# Work to complete
Transcribe every line from the top down to the line with "const yTicks = [0, 1000000, 2000000, 3000000, 4000000, 5000000];", both ends included, but not the pictures.
+++
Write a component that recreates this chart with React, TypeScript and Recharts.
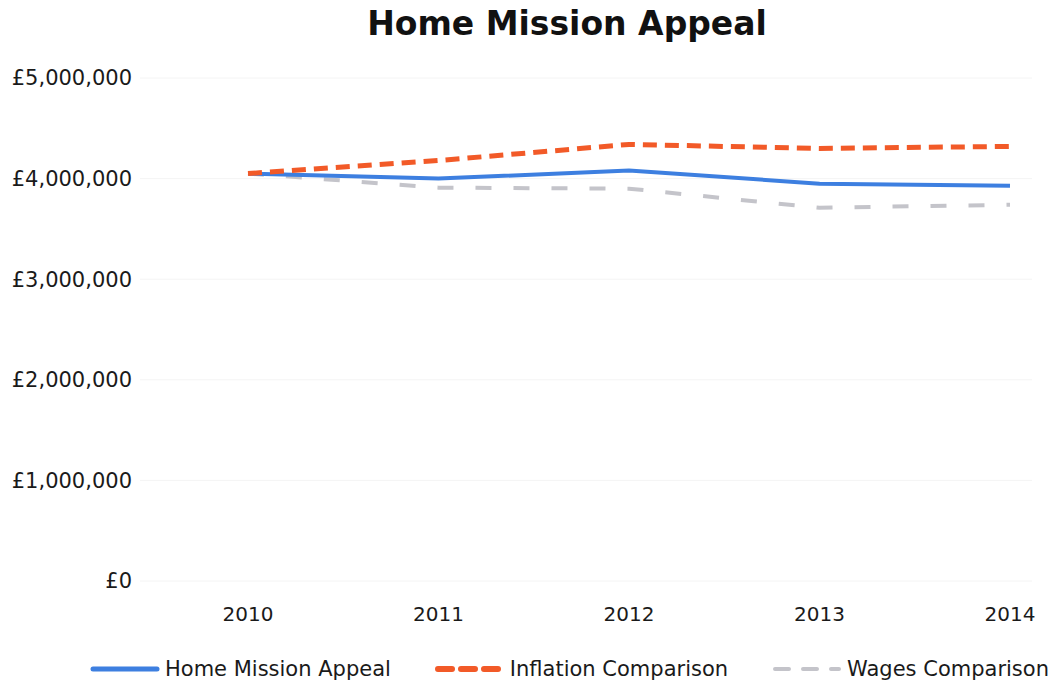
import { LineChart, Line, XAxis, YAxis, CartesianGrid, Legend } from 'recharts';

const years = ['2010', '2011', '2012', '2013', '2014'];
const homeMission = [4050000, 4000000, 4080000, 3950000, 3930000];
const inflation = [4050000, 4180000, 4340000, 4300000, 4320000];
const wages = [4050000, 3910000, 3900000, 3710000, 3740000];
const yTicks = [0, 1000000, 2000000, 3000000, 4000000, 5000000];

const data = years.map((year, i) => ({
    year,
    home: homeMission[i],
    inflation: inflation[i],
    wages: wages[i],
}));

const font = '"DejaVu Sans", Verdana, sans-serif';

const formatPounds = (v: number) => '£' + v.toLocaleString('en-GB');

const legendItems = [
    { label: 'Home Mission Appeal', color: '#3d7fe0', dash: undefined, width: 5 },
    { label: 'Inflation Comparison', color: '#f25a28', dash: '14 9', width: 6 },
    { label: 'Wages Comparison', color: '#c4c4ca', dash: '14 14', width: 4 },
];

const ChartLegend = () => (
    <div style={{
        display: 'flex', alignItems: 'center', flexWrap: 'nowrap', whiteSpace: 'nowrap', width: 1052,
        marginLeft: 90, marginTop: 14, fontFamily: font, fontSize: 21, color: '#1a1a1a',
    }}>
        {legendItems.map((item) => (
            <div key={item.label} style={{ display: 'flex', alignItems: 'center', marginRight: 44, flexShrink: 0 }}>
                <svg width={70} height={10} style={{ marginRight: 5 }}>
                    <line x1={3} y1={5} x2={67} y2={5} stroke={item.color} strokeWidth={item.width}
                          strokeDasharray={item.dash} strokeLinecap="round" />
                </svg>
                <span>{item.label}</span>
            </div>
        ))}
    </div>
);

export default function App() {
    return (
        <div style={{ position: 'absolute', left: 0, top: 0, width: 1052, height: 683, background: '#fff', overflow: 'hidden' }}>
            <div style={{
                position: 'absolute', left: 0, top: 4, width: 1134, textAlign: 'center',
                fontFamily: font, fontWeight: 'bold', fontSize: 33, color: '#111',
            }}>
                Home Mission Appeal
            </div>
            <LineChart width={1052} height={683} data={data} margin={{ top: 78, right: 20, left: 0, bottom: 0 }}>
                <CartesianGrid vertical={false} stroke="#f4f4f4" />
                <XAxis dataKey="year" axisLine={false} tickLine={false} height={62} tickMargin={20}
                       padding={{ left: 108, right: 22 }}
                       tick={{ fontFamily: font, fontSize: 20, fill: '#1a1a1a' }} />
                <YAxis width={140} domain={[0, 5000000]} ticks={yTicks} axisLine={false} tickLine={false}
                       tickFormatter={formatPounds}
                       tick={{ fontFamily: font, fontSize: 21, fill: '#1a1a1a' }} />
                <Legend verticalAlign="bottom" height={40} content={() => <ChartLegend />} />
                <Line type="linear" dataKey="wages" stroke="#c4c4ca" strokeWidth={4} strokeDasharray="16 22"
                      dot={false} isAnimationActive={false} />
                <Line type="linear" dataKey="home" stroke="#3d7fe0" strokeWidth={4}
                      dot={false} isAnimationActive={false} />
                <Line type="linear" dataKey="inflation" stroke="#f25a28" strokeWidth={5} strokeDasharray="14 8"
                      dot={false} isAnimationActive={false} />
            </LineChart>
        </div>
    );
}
+++
# Correct output
Write a component that recreates this chart with React, TypeScript and Recharts.
import { LineChart, Line, XAxis, YAxis, CartesianGrid, Legend } from 'recharts';

const years = ['2010', '2011', '2012', '2013', '2014'];
const homeMission = [4050000, 4000000, 4080000, 3950000, 3930000];
const inflation = [4050000, 4180000, 4340000, 4300000, 4320000];
const wages = [4050000, 3910000, 3900000, 3710000, 3740000];
const yTicks = [0, 1000000, 2000000, 3000000, 4000000, 5000000];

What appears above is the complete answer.